─── Extracted entries ───

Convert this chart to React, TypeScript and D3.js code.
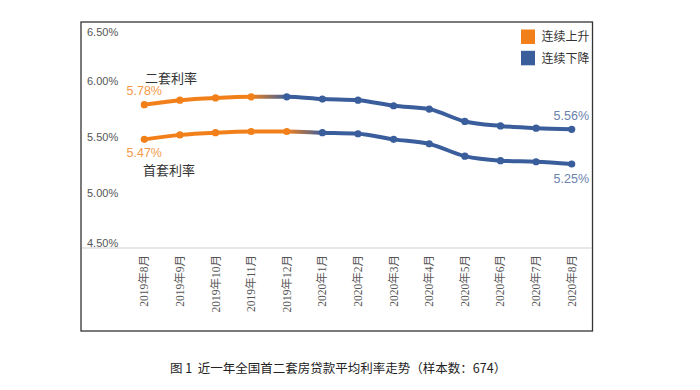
import React from 'react';
import * as d3 from 'd3';

const months = [
  '2019年8月', '2019年9月', '2019年10月', '2019年11月', '2019年12月',
  '2020年1月', '2020年2月', '2020年3月', '2020年4月', '2020年5月',
  '2020年6月', '2020年7月', '2020年8月',
];
const secondRate = [5.78, 5.82, 5.84, 5.85, 5.85, 5.83, 5.82, 5.77, 5.74, 5.63, 5.59, 5.57, 5.56];
const firstRate = [5.47, 5.51, 5.53, 5.54, 5.54, 5.53, 5.52, 5.47, 5.43, 5.32, 5.28, 5.27, 5.25];
// last month index of the rising stretch for each series
const secondRiseEnd = 3;
const firstRiseEnd = 4;
const yTicks = [4.5, 5.0, 5.5, 6.0, 6.5];
const legendItems = ['连续上升', '连续下降'];
const caption = '图\u00a01\u00a0\u00a0近一年全国首二套房贷款平均利率走势（样本数：674）';

const ORANGE = '#F2801A';
const BLUE = '#3A5E9C';

const App: React.FC = () => {
  const x = d3.scalePoint<string>().domain(months).range([144.3, 571.7]);
  const y = d3.scaleLinear().domain([4.5, 6.5]).range([248, 24]);

  const line = d3.line<number>()
    .x((_, i) => x(months[i]) as number)
    .y(d => y(d))
    .curve(d3.curveMonotoneX);

  const series = [
    { id: 'second', values: secondRate, riseEnd: secondRiseEnd },
    { id: 'first', values: firstRate, riseEnd: firstRiseEnd },
  ];

  const fmt = (v: number) => v.toFixed(2) + '%';
  const sans = '"Liberation Sans", Arial, "Noto Sans CJK SC", sans-serif';
  const cjk = '"Noto Sans CJK SC", sans-serif';

  const last = months.length - 1;

  return (
    <svg width={700} height={390} style={{ position: 'absolute', left: 0, top: 0, background: '#fff' }}>
      <defs>
        {series.map(s => (
          <linearGradient
            key={s.id}
            id={`grad-${s.id}`}
            gradientUnits="userSpaceOnUse"
            x1={x(months[s.riseEnd])}
            x2={x(months[s.riseEnd + 1])}
            y1={0}
            y2={0}
          >
            <stop offset="0" stopColor={ORANGE} />
            <stop offset="1" stopColor={BLUE} />
          </linearGradient>
        ))}
        <clipPath id="legend-clip">
          <rect x={0} y={0} width={589} height={390} />
        </clipPath>
      </defs>

      {/* frame */}
      <rect x={81} y={22} width={511.5} height={309} fill="none" stroke="#333" strokeWidth={1.3} />

      {/* axis baseline */}
      <line x1={82} x2={592} y1={y(4.5)} y2={y(4.5)} stroke="#d0d0d0" strokeWidth={1.2} />

      {/* y tick labels */}
      {yTicks.map(t => {
        const cy = Math.max(32.5, Math.min(243, y(t) + 1.5));
        return (
          <text key={t} x={87} y={cy} dy="0.35em" fontSize={11} fontFamily={sans} fill="#555">
            {fmt(t)}
          </text>
        );
      })}

      {/* x labels */}
      {months.map(m => (
        <text
          key={m}
          transform={`translate(${(x(m) as number) + 4},255) rotate(-90)`}
          textAnchor="end"
          fontSize={11.5}
          fontFamily={'"Liberation Serif", "DejaVu Serif", "Noto Sans CJK SC", serif'}
          fill="#555"
        >
          {m}
        </text>
      ))}

      {/* lines */}
      {series.map(s => (
        <g key={s.id}>
          <path d={line(s.values) || ''} fill="none" stroke={`url(#grad-${s.id})`} strokeWidth={4} strokeLinejoin="round" />
          {s.values.map((v, i) => (
            <circle key={i} cx={x(months[i])} cy={y(v)} r={3.6} fill={i <= s.riseEnd ? ORANGE : BLUE} />
          ))}
        </g>
      ))}

      {/* annotations */}
      <text x={145} y={78} dy="0.35em" fontSize={13} fontFamily={cjk} fill="#333">二套利率</text>
      <text x={143} y={170} dy="0.35em" fontSize={13} fontFamily={cjk} fill="#333">首套利率</text>
      <text x={126.5} y={y(secondRate[0]) - 14} dy="0.35em" fontSize={12.5} fontFamily={sans} fill="#F39A4C">
        {fmt(secondRate[0])}
      </text>
      <text x={126.5} y={y(firstRate[0]) + 13.5} dy="0.35em" fontSize={12.5} fontFamily={sans} fill="#F39A4C">
        {fmt(firstRate[0])}
      </text>
      <text x={589} y={y(secondRate[last]) - 14} dy="0.35em" textAnchor="end" fontSize={12.5} fontFamily={sans} fill="#6A82AE">
        {fmt(secondRate[last])}
      </text>
      <text x={589} y={y(firstRate[last]) + 15} dy="0.35em" textAnchor="end" fontSize={12.5} fontFamily={sans} fill="#6A82AE">
        {fmt(firstRate[last])}
      </text>

      {/* legend */}
      <g clipPath="url(#legend-clip)">
        {legendItems.map((l, i) => (
          <g key={l} transform={`translate(521,${29.5 + i * 21.3})`}>
            <rect width={14} height={14.5} fill={i === 0 ? ORANGE : BLUE} />
            <text x={20.5} y={7.5} dy="0.35em" fontSize={12} fontFamily={cjk} fill="#333">{l}</text>
          </g>
        ))}
      </g>

      {/* caption */}
      <text x={170} y={369} dy="0.35em" fontSize={12.5} fontFamily={cjk} fill="#222">{caption}</text>
    </svg>
  );
};

export default App;
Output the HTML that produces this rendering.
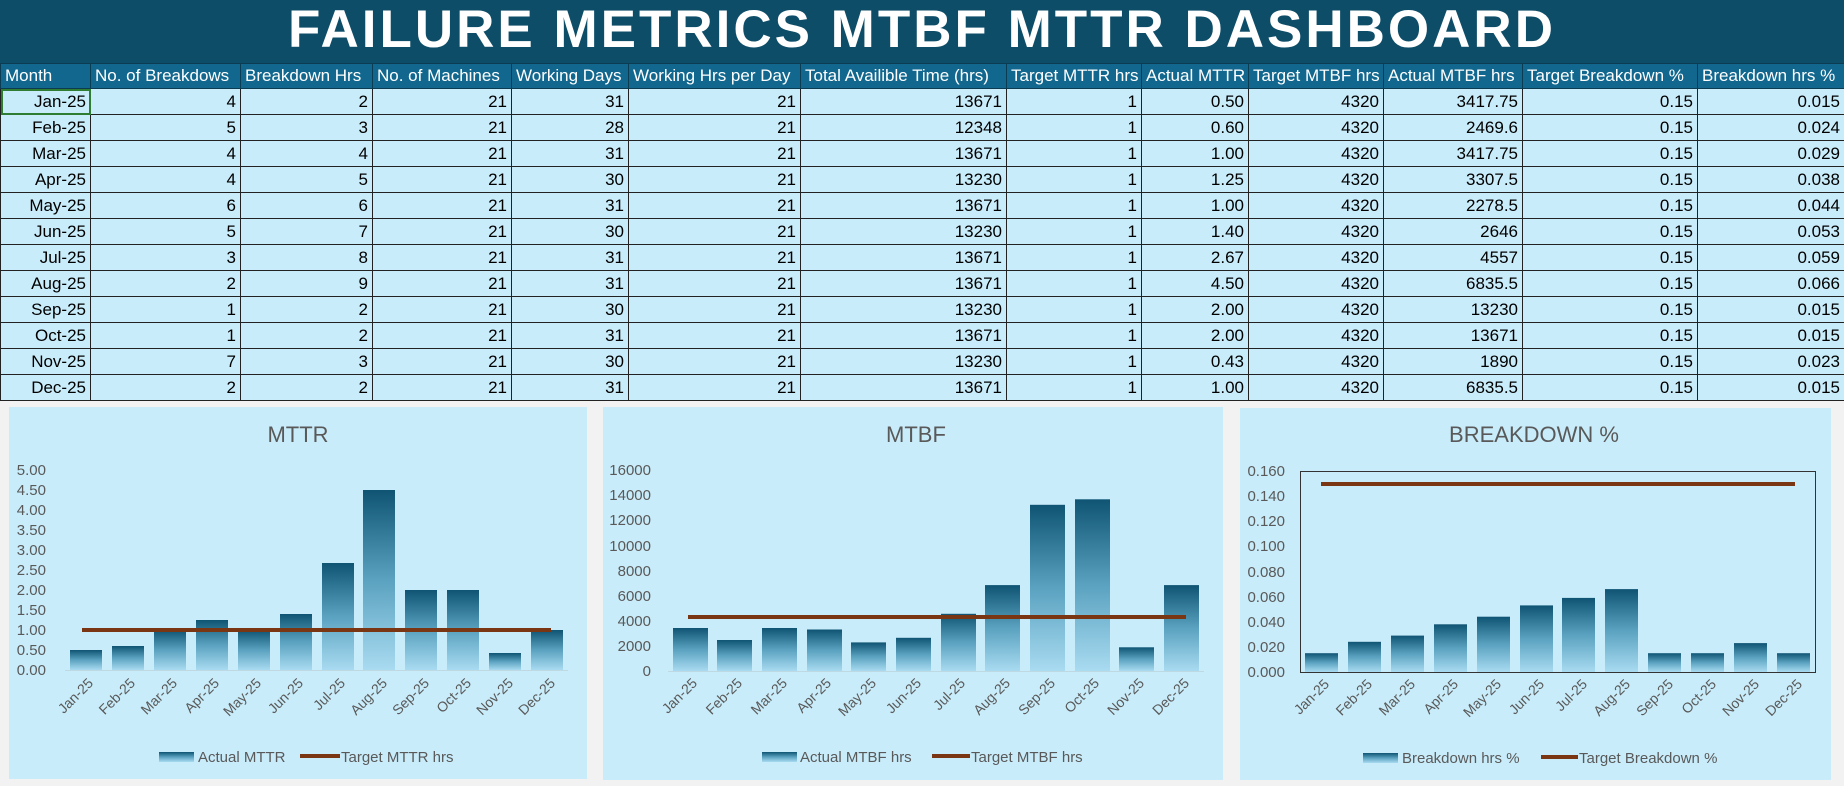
<!DOCTYPE html>
<html><head><meta charset="utf-8"><style>
body{margin:0;width:1844px;height:786px;background:#f2f2f2;overflow:hidden;position:relative;font-family:"Liberation Sans Narrow","Liberation Sans",sans-serif}
#title{position:absolute;left:0;top:0;width:1844px;height:63px;background:#0e4d68;color:#fff;font:bold 53px "Liberation Sans",sans-serif;text-align:center;line-height:60px;letter-spacing:3px}
table{position:absolute;left:0;top:63px;border-collapse:collapse;table-layout:fixed;width:1844px}
td,th{border:1px solid #222;padding:0 4px;font-size:17px;height:25px;white-space:nowrap;overflow:hidden}
th{background:#11678e;color:#fff;font-weight:normal;text-align:left;height:24px;border-color:#0b3c52}
td{background:#c9ecfa;text-align:right;color:#000}
.p{position:absolute;background:#c9ecfa}
</style></head><body>
<div id="title">FAILURE METRICS MTBF MTTR DASHBOARD</div>
<table>
<colgroup><col style="width:90px"><col style="width:150px"><col style="width:132px"><col style="width:139px"><col style="width:117px"><col style="width:172px"><col style="width:206px"><col style="width:135px"><col style="width:107px"><col style="width:135px"><col style="width:139px"><col style="width:175px"><col style="width:147px"></colgroup>
<tr><th>Month</th><th>No. of Breakdows</th><th>Breakdown Hrs</th><th>No. of Machines</th><th>Working Days</th><th>Working Hrs per Day</th><th>Total Availible Time (hrs)</th><th>Target MTTR hrs</th><th>Actual MTTR</th><th>Target MTBF hrs</th><th>Actual MTBF hrs</th><th>Target Breakdown %</th><th>Breakdown hrs %</th></tr>
<tr><td style="outline:2px solid #2e7d32;outline-offset:-2px">Jan-25</td><td>4</td><td>2</td><td>21</td><td>31</td><td>21</td><td>13671</td><td>1</td><td>0.50</td><td>4320</td><td>3417.75</td><td>0.15</td><td>0.015</td></tr>
<tr><td>Feb-25</td><td>5</td><td>3</td><td>21</td><td>28</td><td>21</td><td>12348</td><td>1</td><td>0.60</td><td>4320</td><td>2469.6</td><td>0.15</td><td>0.024</td></tr>
<tr><td>Mar-25</td><td>4</td><td>4</td><td>21</td><td>31</td><td>21</td><td>13671</td><td>1</td><td>1.00</td><td>4320</td><td>3417.75</td><td>0.15</td><td>0.029</td></tr>
<tr><td>Apr-25</td><td>4</td><td>5</td><td>21</td><td>30</td><td>21</td><td>13230</td><td>1</td><td>1.25</td><td>4320</td><td>3307.5</td><td>0.15</td><td>0.038</td></tr>
<tr><td>May-25</td><td>6</td><td>6</td><td>21</td><td>31</td><td>21</td><td>13671</td><td>1</td><td>1.00</td><td>4320</td><td>2278.5</td><td>0.15</td><td>0.044</td></tr>
<tr><td>Jun-25</td><td>5</td><td>7</td><td>21</td><td>30</td><td>21</td><td>13230</td><td>1</td><td>1.40</td><td>4320</td><td>2646</td><td>0.15</td><td>0.053</td></tr>
<tr><td>Jul-25</td><td>3</td><td>8</td><td>21</td><td>31</td><td>21</td><td>13671</td><td>1</td><td>2.67</td><td>4320</td><td>4557</td><td>0.15</td><td>0.059</td></tr>
<tr><td>Aug-25</td><td>2</td><td>9</td><td>21</td><td>31</td><td>21</td><td>13671</td><td>1</td><td>4.50</td><td>4320</td><td>6835.5</td><td>0.15</td><td>0.066</td></tr>
<tr><td>Sep-25</td><td>1</td><td>2</td><td>21</td><td>30</td><td>21</td><td>13230</td><td>1</td><td>2.00</td><td>4320</td><td>13230</td><td>0.15</td><td>0.015</td></tr>
<tr><td>Oct-25</td><td>1</td><td>2</td><td>21</td><td>31</td><td>21</td><td>13671</td><td>1</td><td>2.00</td><td>4320</td><td>13671</td><td>0.15</td><td>0.015</td></tr>
<tr><td>Nov-25</td><td>7</td><td>3</td><td>21</td><td>30</td><td>21</td><td>13230</td><td>1</td><td>0.43</td><td>4320</td><td>1890</td><td>0.15</td><td>0.023</td></tr>
<tr><td>Dec-25</td><td>2</td><td>2</td><td>21</td><td>31</td><td>21</td><td>13671</td><td>1</td><td>1.00</td><td>4320</td><td>6835.5</td><td>0.15</td><td>0.015</td></tr>
</table>
<div class="p" style="left:9px;top:407px;width:578px;height:372px"></div>
<div class="p" style="left:603px;top:407px;width:620px;height:373px"></div>
<div class="p" style="left:1240px;top:408px;width:591px;height:372px"></div>
<svg width="1844" height="786" style="position:absolute;left:0;top:0" font-family="Liberation Sans Narrow, Liberation Sans, sans-serif" fill="#595959">
<defs><linearGradient id="g" x1="0" y1="0" x2="0" y2="1"><stop offset="0" stop-color="#0f5473"/><stop offset="0.5" stop-color="#5aa2c0"/><stop offset="1" stop-color="#a9dbf1"/></linearGradient></defs>
<g font-size="22" text-anchor="middle"><text x="298" y="442">MTTR</text><text x="916" y="442">MTBF</text><text x="1534" y="442">BREAKDOWN %</text></g>
<g font-size="15" text-anchor="end">
<text x="46" y="475">5.00</text><text x="46" y="495">4.50</text><text x="46" y="515">4.00</text><text x="46" y="535">3.50</text><text x="46" y="555">3.00</text><text x="46" y="575">2.50</text><text x="46" y="595">2.00</text><text x="46" y="615">1.50</text><text x="46" y="635">1.00</text><text x="46" y="655">0.50</text><text x="46" y="675">0.00</text></g>
<line x1="65" y1="670.5" x2="568" y2="670.5" stroke="#bfd9e3"/>
<g fill="url(#g)">
<rect x="70" y="650" width="32" height="20"/><rect x="112" y="646" width="32" height="24"/><rect x="154" y="630" width="32" height="40"/><rect x="196" y="620" width="32" height="50"/><rect x="238" y="630" width="32" height="40"/><rect x="280" y="614" width="32" height="56"/><rect x="322" y="563" width="32" height="107"/><rect x="363" y="490" width="32" height="180"/><rect x="405" y="590" width="32" height="80"/><rect x="447" y="590" width="32" height="80"/><rect x="489" y="653" width="32" height="17"/><rect x="531" y="630" width="32" height="40"/></g>
<line x1="82" y1="630" x2="551" y2="630" stroke="#7a3513" stroke-width="4"/>
<g font-size="14" text-anchor="end">
<text transform="translate(94,684) rotate(-45)">Jan-25</text><text transform="translate(136,684) rotate(-45)">Feb-25</text><text transform="translate(178,684) rotate(-45)">Mar-25</text><text transform="translate(220,684) rotate(-45)">Apr-25</text><text transform="translate(262,684) rotate(-45)">May-25</text><text transform="translate(304,684) rotate(-45)">Jun-25</text><text transform="translate(346,684) rotate(-45)">Jul-25</text><text transform="translate(388,684) rotate(-45)">Aug-25</text><text transform="translate(430,684) rotate(-45)">Sep-25</text><text transform="translate(472,684) rotate(-45)">Oct-25</text><text transform="translate(514,684) rotate(-45)">Nov-25</text><text transform="translate(556,684) rotate(-45)">Dec-25</text></g>
<g font-size="15"><rect x="159" y="752" width="35" height="10" fill="url(#g)"/><text x="198" y="762">Actual MTTR</text><line x1="300" y1="756" x2="340" y2="756" stroke="#7a3513" stroke-width="4"/><text x="341" y="762">Target MTTR hrs</text></g>
<g font-size="15" text-anchor="end">
<text x="651" y="475">16000</text><text x="651" y="500">14000</text><text x="651" y="525">12000</text><text x="651" y="551">10000</text><text x="651" y="576">8000</text><text x="651" y="601">6000</text><text x="651" y="626">4000</text><text x="651" y="651">2000</text><text x="651" y="676">0</text></g>
<line x1="668" y1="671.5" x2="1204" y2="671.5" stroke="#bfd9e3"/>
<g fill="url(#g)">
<rect x="673" y="628" width="35" height="43"/><rect x="717" y="640" width="35" height="31"/><rect x="762" y="628" width="35" height="43"/><rect x="807" y="629.5" width="35" height="41.5"/><rect x="851" y="642.4" width="35" height="28.6"/><rect x="896" y="637.8" width="35" height="33.2"/><rect x="941" y="613.8" width="35" height="57.2"/><rect x="985" y="585.1" width="35" height="85.9"/><rect x="1030" y="504.8" width="35" height="166.2"/><rect x="1075" y="499.3" width="35" height="171.7"/><rect x="1119" y="647.3" width="35" height="23.7"/><rect x="1164" y="585.1" width="35" height="85.9"/></g>
<line x1="688" y1="617" x2="1186" y2="617" stroke="#7a3513" stroke-width="4"/>
<g font-size="14" text-anchor="end">
<text transform="translate(698,684) rotate(-45)">Jan-25</text><text transform="translate(743,684) rotate(-45)">Feb-25</text><text transform="translate(788,684) rotate(-45)">Mar-25</text><text transform="translate(832,684) rotate(-45)">Apr-25</text><text transform="translate(877,684) rotate(-45)">May-25</text><text transform="translate(922,684) rotate(-45)">Jun-25</text><text transform="translate(966,684) rotate(-45)">Jul-25</text><text transform="translate(1011,684) rotate(-45)">Aug-25</text><text transform="translate(1056,684) rotate(-45)">Sep-25</text><text transform="translate(1100,684) rotate(-45)">Oct-25</text><text transform="translate(1145,684) rotate(-45)">Nov-25</text><text transform="translate(1190,684) rotate(-45)">Dec-25</text></g>
<g font-size="15"><rect x="762" y="752" width="35" height="10" fill="url(#g)"/><text x="800" y="762">Actual MTBF hrs</text><line x1="932" y1="756" x2="970" y2="756" stroke="#7a3513" stroke-width="4"/><text x="971" y="762">Target MTBF hrs</text></g>
<g font-size="15" text-anchor="end">
<text x="1285" y="476">0.160</text><text x="1285" y="501">0.140</text><text x="1285" y="526">0.120</text><text x="1285" y="551">0.100</text><text x="1285" y="577">0.080</text><text x="1285" y="602">0.060</text><text x="1285" y="627">0.040</text><text x="1285" y="652">0.020</text><text x="1285" y="677">0.000</text></g>
<rect x="1300.5" y="471.5" width="515" height="201" fill="none" stroke="#333"/>
<g fill="url(#g)">
<rect x="1305" y="653.2" width="33" height="18.8"/><rect x="1348" y="641.8" width="33" height="30.2"/><rect x="1391" y="635.6" width="33" height="36.4"/><rect x="1434" y="624.3" width="33" height="47.7"/><rect x="1477" y="616.7" width="33" height="55.3"/><rect x="1520" y="605.4" width="33" height="66.6"/><rect x="1562" y="597.9" width="33" height="74.1"/><rect x="1605" y="589.1" width="33" height="82.9"/><rect x="1648" y="653.2" width="33" height="18.8"/><rect x="1691" y="653.2" width="33" height="18.8"/><rect x="1734" y="643.1" width="33" height="28.9"/><rect x="1777" y="653.2" width="33" height="18.8"/></g>
<line x1="1321" y1="484" x2="1795" y2="484" stroke="#7a3513" stroke-width="4"/>
<g font-size="14" text-anchor="end">
<text transform="translate(1330,685) rotate(-45)">Jan-25</text><text transform="translate(1373,685) rotate(-45)">Feb-25</text><text transform="translate(1416,685) rotate(-45)">Mar-25</text><text transform="translate(1459,685) rotate(-45)">Apr-25</text><text transform="translate(1502,685) rotate(-45)">May-25</text><text transform="translate(1545,685) rotate(-45)">Jun-25</text><text transform="translate(1588,685) rotate(-45)">Jul-25</text><text transform="translate(1631,685) rotate(-45)">Aug-25</text><text transform="translate(1674,685) rotate(-45)">Sep-25</text><text transform="translate(1717,685) rotate(-45)">Oct-25</text><text transform="translate(1760,685) rotate(-45)">Nov-25</text><text transform="translate(1803,685) rotate(-45)">Dec-25</text></g>
<g font-size="15"><rect x="1363" y="753" width="35" height="10" fill="url(#g)"/><text x="1402" y="763">Breakdown hrs %</text><line x1="1541" y1="757" x2="1578" y2="757" stroke="#7a3513" stroke-width="4"/><text x="1579" y="763">Target Breakdown %</text></g>
</svg>
</body></html>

───

**Instruction:**
Give the lines again word for word, from the start of the records to the line holding "const y = d3.scaleLinear().domain([4.5, 6.5]).range([248, 24]);", both included, and leave out any picture.

**Correct result:**
Convert this chart to React, TypeScript and D3.js code.
import React from 'react';
import * as d3 from 'd3';

const months = [
  '2019年8月', '2019年9月', '2019年10月', '2019年11月', '2019年12月',
  '2020年1月', '2020年2月', '2020年3月', '2020年4月', '2020年5月',
  '2020年6月', '2020年7月', '2020年8月',
];
const secondRate = [5.78, 5.82, 5.84, 5.85, 5.85, 5.83, 5.82, 5.77, 5.74, 5.63, 5.59, 5.57, 5.56];
const firstRate = [5.47, 5.51, 5.53, 5.54, 5.54, 5.53, 5.52, 5.47, 5.43, 5.32, 5.28, 5.27, 5.25];
// last month index of the rising stretch for each series
const secondRiseEnd = 3;
const firstRiseEnd = 4;
const yTicks = [4.5, 5.0, 5.5, 6.0, 6.5];
const legendItems = ['连续上升', '连续下降'];
const caption = '图\u00a01\u00a0\u00a0近一年全国首二套房贷款平均利率走势（样本数：674）';

const ORANGE = '#F2801A';
const BLUE = '#3A5E9C';

const App: React.FC = () => {
  const x = d3.scalePoint<string>().domain(months).range([144.3, 571.7]);
  const y = d3.scaleLinear().domain([4.5, 6.5]).range([248, 24]);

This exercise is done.